The Gibbes Museum of Art Offers Free Admission to Military Families
The Gibbes Museum of Art this week announced the launch of Blue Star Museums, a collaboration among the National Endowment for the Arts, Blue Star Families, the Department of Defense, and more than 2,000 museums across America to offer free admission to the nation’s active duty military personnel and their families from Memorial Day through Labor Day.
“The Gibbes Museum of Art has been a proud member of the Blue Star Museum program for years and is happy to welcome military families back to the Gibbes again this year,” Angela Mack, Executive Director of the Gibbes Museum of Art, said. “The museum strives to enhance lives through art by engaging people of every background and experience with art and artists of enduring quality, by collecting and preserving art that touches Charleston, and by providing opportunities to learn, to discover, to enjoy and to be inspired by the creative process.”
The Gibbes Museum of Art features 10,000 objects in the permanent collection and six–eight special exhibitions every year. Visitors to the museum through Labor Day can view these special exhibitions:
- New Acquisitions Featuring Works by African American Artists
- Featuring a selection of works by African American artists acquired by the Gibbes for its permanent collection over the last ten years, this exhibition reflects on the Gibbes collecting efforts since the opening of Prop Master: An Installation by Juan Logan and Susan Harbage Page in 2009. The artists’ provocative installation was designed to highlight the role the institution of museums plays in shaping social norms and reinforcing power structures within the community based on what it chooses to collect and exhibit and, perhaps more importantly, what works and narratives are excluded. Since the close of the Prop Master exhibition nearly ten years ago, the Gibbes has added 28 new works by African American artists, including David Driskell, Sam Doyle, Leo Twiggs, Kara Walker and Mary Jackson.
- Black Refractions: Highlights from The Studio Museum in Harlem
- The Gibbes Museum of Art is the only Southern venue selected to host Black Refractions, the first traveling exhibition highlighting the full breadth of The Studio Museum in Harlem’s unparalleled permanent collection. Founded in 1968, The Studio Museum in Harlem is internationally known for its catalytic role in promoting the works of artists of African descent. The exhibition, including works by artists such as Jacob Lawrence, Romare Bearden, David Hammons, Fred Wilson, Kerry James Marshall, Titus Kaphar, Kehinde Wiley and Lorna Simpson, will expand understanding of modern and contemporary art by artists of African descent. Black Refractions is a once-in-a-lifetime opportunity to share these incredible works of art with the Charleston community. The artists in this exhibition are powerful voices in contemporary art that encourage viewers to consider the world around them in new and thoughtful ways.

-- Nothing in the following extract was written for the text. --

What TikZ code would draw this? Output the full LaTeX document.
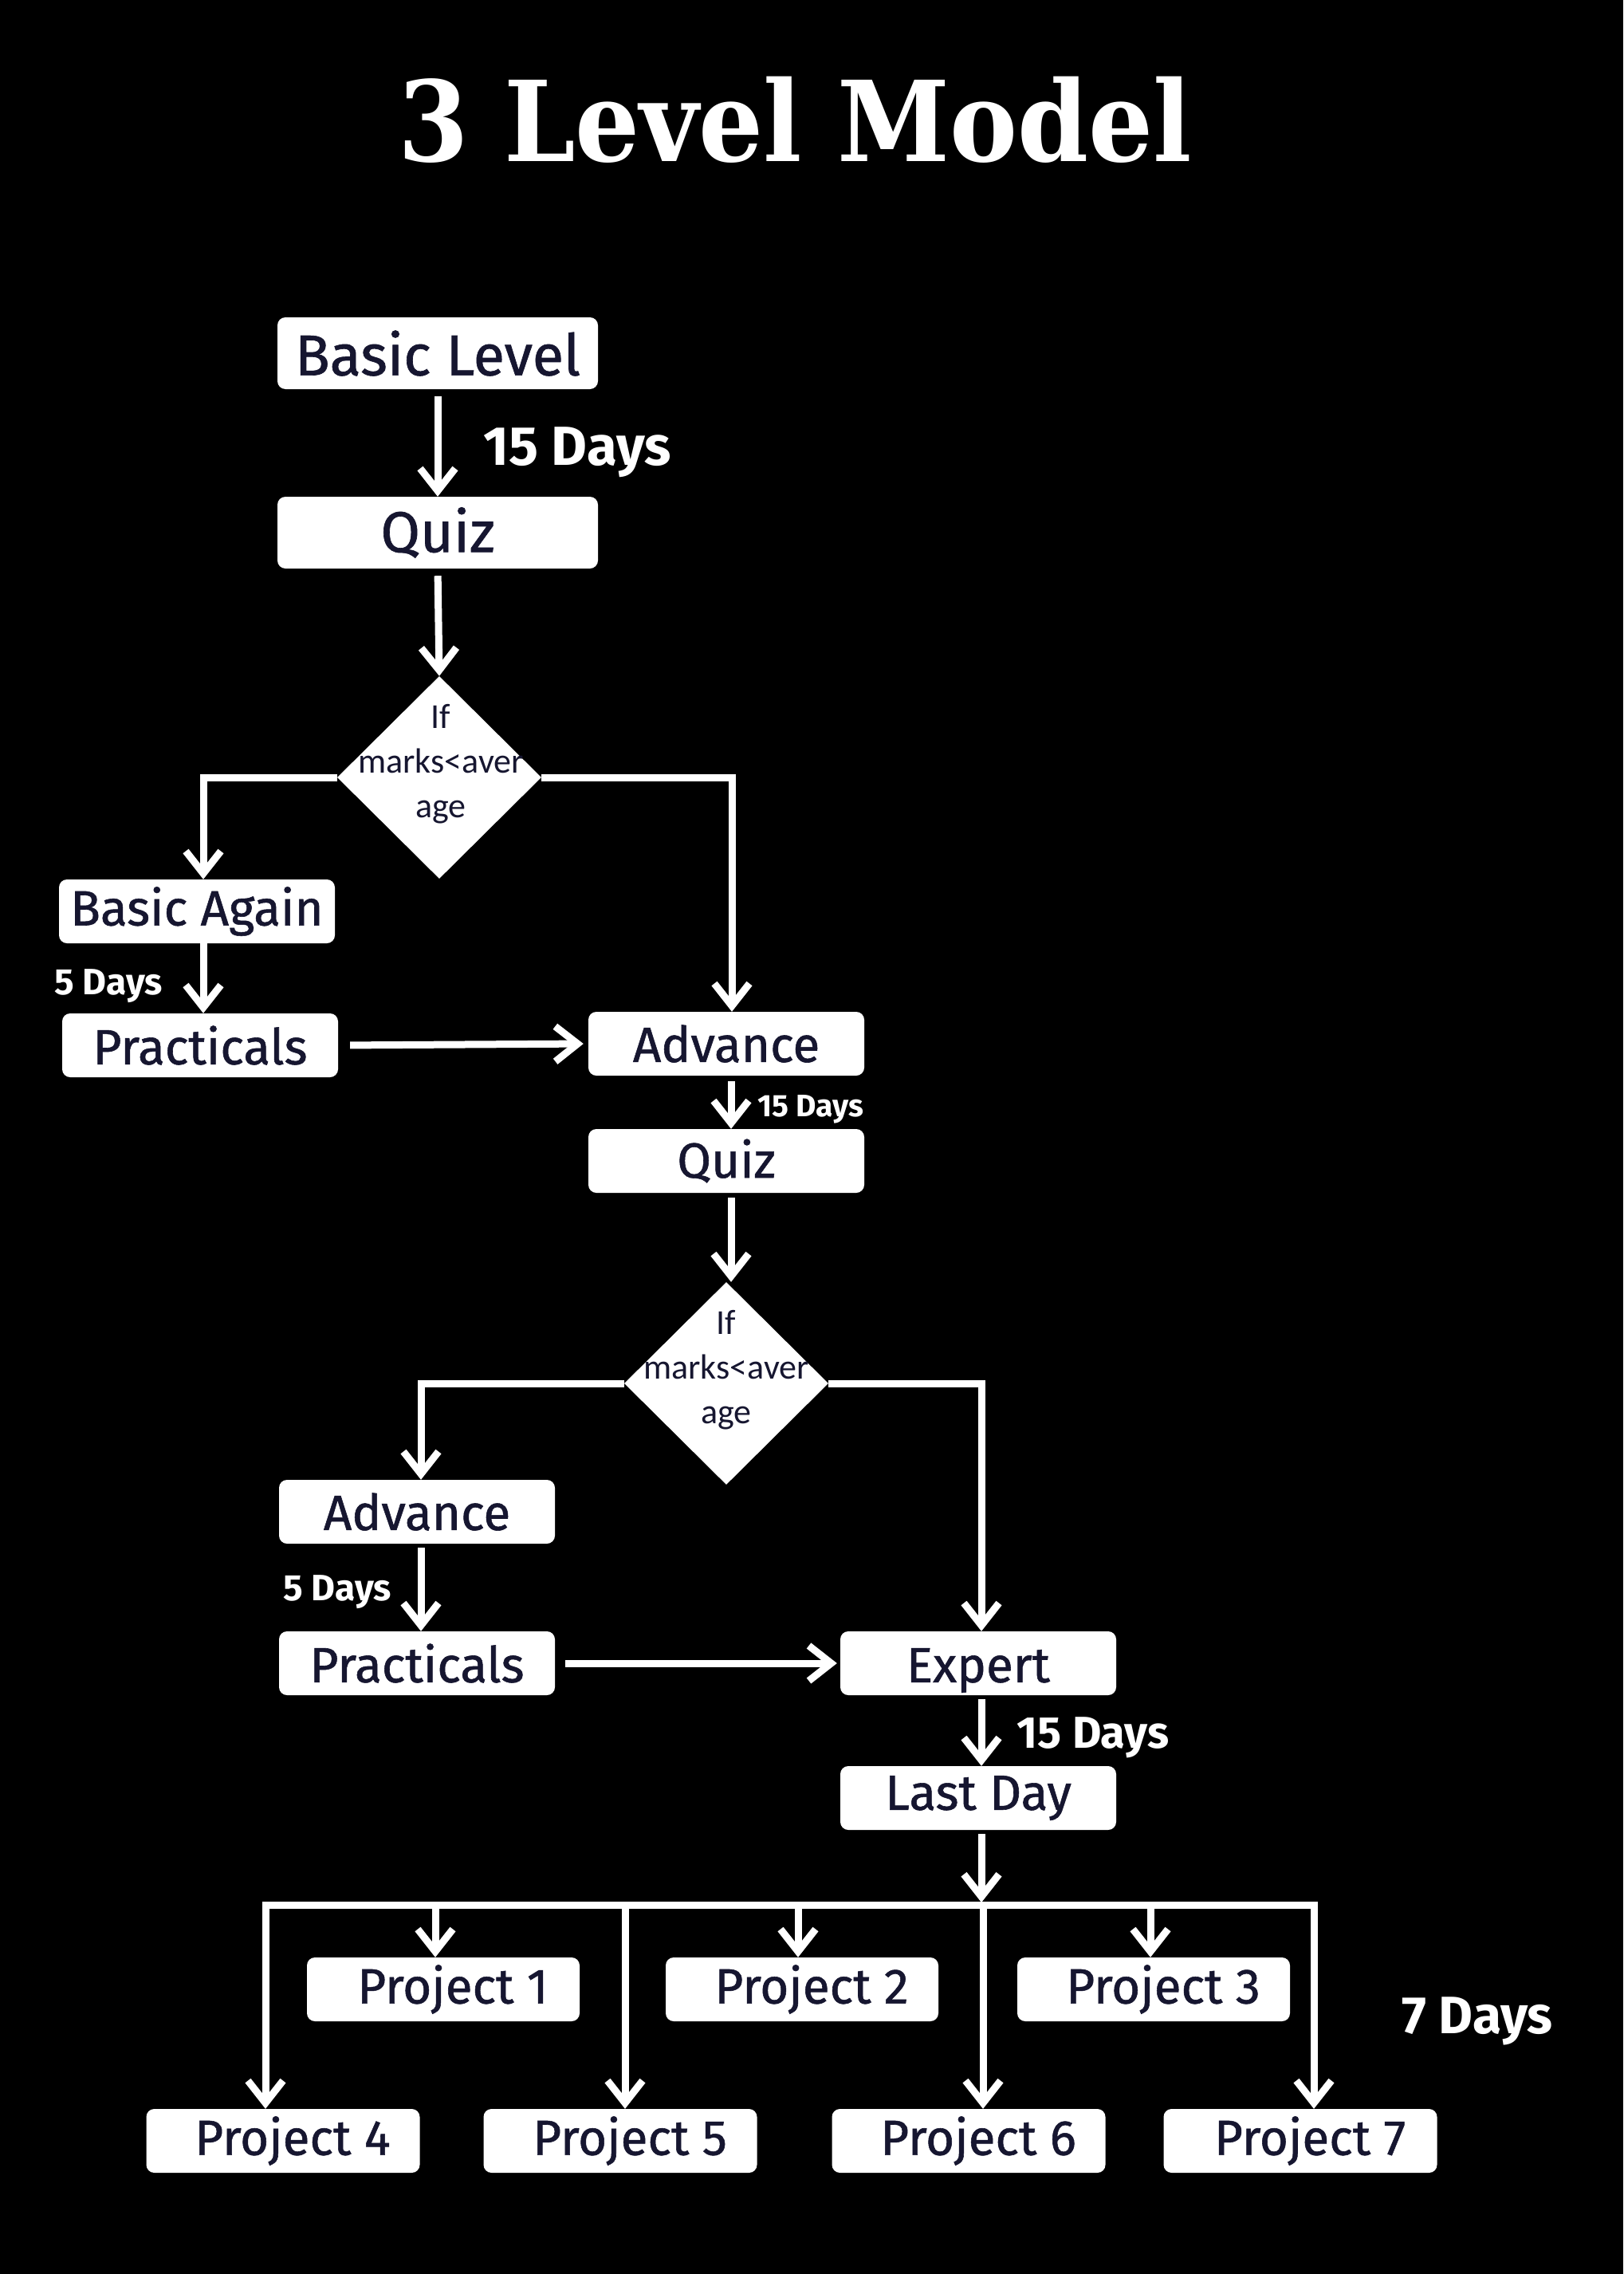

The exhibition will also travel to prestigious museums in California, Washington, Michigan and Utah.
- Luminous Landscapes: The Golden Age of British Watercolors
- Drawn from the collection of British watercolors bequeathed to the Gibbes Museum by John Wigger in 2004, this exhibition showcases a selection of works on paper created during the “Golden Age of Watercolor” in the 18th and 19th centuries in England. These romantic landscapes emphasized brilliant colors, loose brushstrokes and attention to light and atmospheric effects. Many of the artists featured in Luminous Landscapes such as John Varley (British, 1778–1842), Paul Sandby (British, 1725–1809) and David Cox Sr. (British, 1783–1859) were instrumental in elevating the status of watercolor painting over the century as it was brought to its full maturity in England and heavily influenced the work of burgeoning Lowcountry artists, Thomas Coram and Charles Fraser, who were among America’s first landscape painters.